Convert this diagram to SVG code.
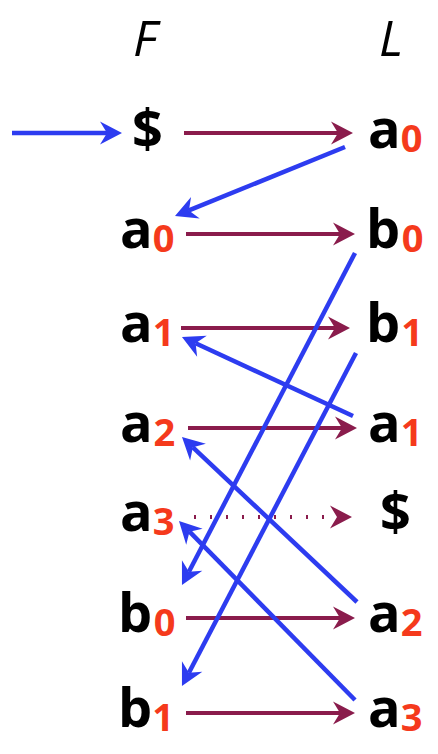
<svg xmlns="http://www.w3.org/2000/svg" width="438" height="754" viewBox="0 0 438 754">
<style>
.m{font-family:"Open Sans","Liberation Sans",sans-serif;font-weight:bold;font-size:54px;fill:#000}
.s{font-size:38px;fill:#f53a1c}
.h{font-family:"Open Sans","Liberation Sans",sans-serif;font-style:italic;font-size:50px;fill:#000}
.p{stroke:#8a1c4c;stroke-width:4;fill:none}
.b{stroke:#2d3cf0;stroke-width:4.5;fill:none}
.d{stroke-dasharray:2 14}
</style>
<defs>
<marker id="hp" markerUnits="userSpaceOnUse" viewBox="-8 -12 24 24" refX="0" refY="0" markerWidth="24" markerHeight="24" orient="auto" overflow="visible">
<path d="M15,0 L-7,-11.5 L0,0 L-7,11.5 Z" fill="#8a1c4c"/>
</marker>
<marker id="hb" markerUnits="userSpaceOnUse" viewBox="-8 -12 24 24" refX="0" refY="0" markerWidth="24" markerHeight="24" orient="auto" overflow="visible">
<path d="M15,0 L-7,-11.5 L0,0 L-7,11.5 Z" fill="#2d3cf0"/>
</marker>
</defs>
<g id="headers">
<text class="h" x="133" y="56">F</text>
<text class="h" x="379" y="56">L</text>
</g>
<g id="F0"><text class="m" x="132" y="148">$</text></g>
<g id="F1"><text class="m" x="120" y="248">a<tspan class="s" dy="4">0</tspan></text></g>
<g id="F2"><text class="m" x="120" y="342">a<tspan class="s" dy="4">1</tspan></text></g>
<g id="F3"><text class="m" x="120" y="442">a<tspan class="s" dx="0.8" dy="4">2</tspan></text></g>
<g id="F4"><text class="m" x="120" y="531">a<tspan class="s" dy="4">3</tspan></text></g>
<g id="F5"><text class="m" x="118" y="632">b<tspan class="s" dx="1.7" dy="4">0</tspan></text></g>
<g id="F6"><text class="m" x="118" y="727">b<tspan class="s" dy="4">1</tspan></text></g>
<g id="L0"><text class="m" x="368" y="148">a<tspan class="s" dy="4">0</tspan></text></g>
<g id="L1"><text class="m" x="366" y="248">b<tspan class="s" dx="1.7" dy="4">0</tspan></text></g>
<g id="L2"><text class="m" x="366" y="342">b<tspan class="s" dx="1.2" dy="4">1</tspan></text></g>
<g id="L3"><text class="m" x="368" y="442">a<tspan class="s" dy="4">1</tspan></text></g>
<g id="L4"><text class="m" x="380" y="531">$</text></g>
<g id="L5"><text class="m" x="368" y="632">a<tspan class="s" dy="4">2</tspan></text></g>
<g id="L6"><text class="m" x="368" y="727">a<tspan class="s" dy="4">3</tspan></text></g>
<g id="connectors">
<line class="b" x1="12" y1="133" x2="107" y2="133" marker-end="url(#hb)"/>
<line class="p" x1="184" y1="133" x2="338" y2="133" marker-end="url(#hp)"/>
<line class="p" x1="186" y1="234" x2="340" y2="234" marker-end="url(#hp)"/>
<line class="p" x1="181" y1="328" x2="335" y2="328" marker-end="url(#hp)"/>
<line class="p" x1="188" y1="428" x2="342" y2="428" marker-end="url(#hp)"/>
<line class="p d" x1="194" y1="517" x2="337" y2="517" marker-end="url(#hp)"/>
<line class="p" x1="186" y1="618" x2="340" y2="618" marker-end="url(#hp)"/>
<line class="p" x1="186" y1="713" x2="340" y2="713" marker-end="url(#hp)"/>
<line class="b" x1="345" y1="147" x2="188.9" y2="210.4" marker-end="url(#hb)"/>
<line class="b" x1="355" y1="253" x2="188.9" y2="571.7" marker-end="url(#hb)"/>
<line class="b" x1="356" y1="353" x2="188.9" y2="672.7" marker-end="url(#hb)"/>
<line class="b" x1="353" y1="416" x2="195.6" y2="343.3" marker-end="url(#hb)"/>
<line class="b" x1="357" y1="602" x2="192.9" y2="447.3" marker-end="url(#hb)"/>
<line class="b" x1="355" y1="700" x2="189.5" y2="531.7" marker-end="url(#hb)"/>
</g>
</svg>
* * *
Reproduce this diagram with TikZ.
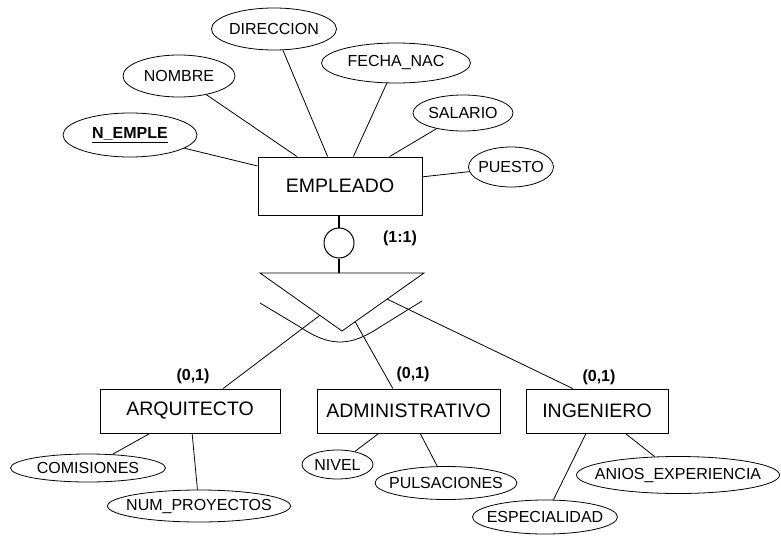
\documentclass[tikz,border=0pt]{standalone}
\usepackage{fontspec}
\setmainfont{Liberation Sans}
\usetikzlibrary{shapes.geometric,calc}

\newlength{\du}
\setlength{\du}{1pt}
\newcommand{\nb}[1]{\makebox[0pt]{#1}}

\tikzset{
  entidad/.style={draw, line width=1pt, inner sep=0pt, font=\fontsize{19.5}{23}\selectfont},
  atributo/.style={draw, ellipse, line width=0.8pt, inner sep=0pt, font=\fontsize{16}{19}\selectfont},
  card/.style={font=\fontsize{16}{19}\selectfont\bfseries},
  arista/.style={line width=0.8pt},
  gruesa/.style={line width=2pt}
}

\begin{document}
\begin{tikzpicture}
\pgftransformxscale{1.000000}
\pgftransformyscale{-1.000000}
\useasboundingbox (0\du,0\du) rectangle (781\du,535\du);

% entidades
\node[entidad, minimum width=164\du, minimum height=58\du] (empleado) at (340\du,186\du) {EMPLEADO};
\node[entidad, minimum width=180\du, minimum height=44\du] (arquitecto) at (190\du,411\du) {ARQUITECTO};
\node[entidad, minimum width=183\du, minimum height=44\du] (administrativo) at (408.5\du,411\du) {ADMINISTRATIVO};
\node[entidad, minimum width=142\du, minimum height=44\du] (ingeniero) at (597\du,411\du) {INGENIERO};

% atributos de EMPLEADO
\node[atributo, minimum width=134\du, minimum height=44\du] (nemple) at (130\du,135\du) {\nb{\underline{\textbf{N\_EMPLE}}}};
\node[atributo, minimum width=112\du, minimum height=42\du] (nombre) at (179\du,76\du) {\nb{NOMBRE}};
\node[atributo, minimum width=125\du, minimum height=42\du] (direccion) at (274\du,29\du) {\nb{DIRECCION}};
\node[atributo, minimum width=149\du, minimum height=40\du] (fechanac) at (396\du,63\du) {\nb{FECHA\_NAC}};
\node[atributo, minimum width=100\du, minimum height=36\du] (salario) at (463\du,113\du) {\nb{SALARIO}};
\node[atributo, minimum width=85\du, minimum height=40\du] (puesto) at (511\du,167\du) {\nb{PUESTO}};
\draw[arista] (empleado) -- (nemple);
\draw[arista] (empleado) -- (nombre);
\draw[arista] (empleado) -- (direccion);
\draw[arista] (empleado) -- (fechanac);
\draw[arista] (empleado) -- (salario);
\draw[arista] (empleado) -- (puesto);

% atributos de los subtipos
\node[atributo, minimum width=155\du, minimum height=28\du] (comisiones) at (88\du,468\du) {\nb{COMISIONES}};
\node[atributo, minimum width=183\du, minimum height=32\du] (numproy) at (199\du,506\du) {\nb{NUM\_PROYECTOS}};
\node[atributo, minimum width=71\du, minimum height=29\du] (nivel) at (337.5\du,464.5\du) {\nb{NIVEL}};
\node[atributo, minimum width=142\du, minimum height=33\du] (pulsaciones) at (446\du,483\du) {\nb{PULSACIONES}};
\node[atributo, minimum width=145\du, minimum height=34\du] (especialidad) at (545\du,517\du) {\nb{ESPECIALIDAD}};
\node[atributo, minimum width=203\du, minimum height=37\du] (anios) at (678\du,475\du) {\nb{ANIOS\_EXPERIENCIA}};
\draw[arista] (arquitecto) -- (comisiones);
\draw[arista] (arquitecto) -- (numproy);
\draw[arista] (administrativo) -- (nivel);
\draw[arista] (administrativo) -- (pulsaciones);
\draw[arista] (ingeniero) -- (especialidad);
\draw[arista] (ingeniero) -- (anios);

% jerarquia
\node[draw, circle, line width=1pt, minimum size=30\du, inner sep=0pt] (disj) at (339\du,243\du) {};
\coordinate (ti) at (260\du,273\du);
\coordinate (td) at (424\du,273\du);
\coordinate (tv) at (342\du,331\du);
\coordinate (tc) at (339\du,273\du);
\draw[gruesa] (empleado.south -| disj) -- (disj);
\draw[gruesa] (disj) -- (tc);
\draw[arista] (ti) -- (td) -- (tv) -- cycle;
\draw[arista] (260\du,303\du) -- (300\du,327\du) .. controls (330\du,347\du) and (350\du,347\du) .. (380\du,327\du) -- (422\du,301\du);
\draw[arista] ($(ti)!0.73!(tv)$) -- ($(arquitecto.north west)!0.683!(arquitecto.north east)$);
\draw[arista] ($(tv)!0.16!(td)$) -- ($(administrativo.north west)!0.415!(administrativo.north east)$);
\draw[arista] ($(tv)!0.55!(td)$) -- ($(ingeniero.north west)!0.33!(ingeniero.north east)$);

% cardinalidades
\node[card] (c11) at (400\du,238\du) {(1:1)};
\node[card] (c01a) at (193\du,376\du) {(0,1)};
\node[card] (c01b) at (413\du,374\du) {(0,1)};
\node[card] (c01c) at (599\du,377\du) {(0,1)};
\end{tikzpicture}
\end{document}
---
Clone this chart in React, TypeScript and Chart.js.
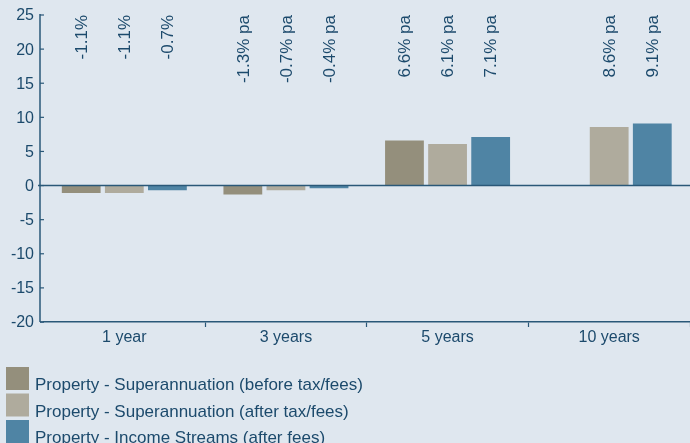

▶ [Exercise objective]: Starting at the line that contains "Reproduce this diagram with TikZ." and ending at the line that contains "(0\du,0\du) rectangle (781\du,535\du);", give the lines again exactly. Do not include the pictures.

▶ [Solution to the problem]:
Reproduce this diagram with TikZ.
\documentclass[tikz,border=0pt]{standalone}
\usepackage{fontspec}
\setmainfont{Liberation Sans}
\usetikzlibrary{shapes.geometric,calc}

\newlength{\du}
\setlength{\du}{1pt}
\newcommand{\nb}[1]{\makebox[0pt]{#1}}

\tikzset{
  entidad/.style={draw, line width=1pt, inner sep=0pt, font=\fontsize{19.5}{23}\selectfont},
  atributo/.style={draw, ellipse, line width=0.8pt, inner sep=0pt, font=\fontsize{16}{19}\selectfont},
  card/.style={font=\fontsize{16}{19}\selectfont\bfseries},
  arista/.style={line width=0.8pt},
  gruesa/.style={line width=2pt}
}

\begin{document}
\begin{tikzpicture}
\pgftransformxscale{1.000000}
\pgftransformyscale{-1.000000}
\useasboundingbox (0\du,0\du) rectangle (781\du,535\du);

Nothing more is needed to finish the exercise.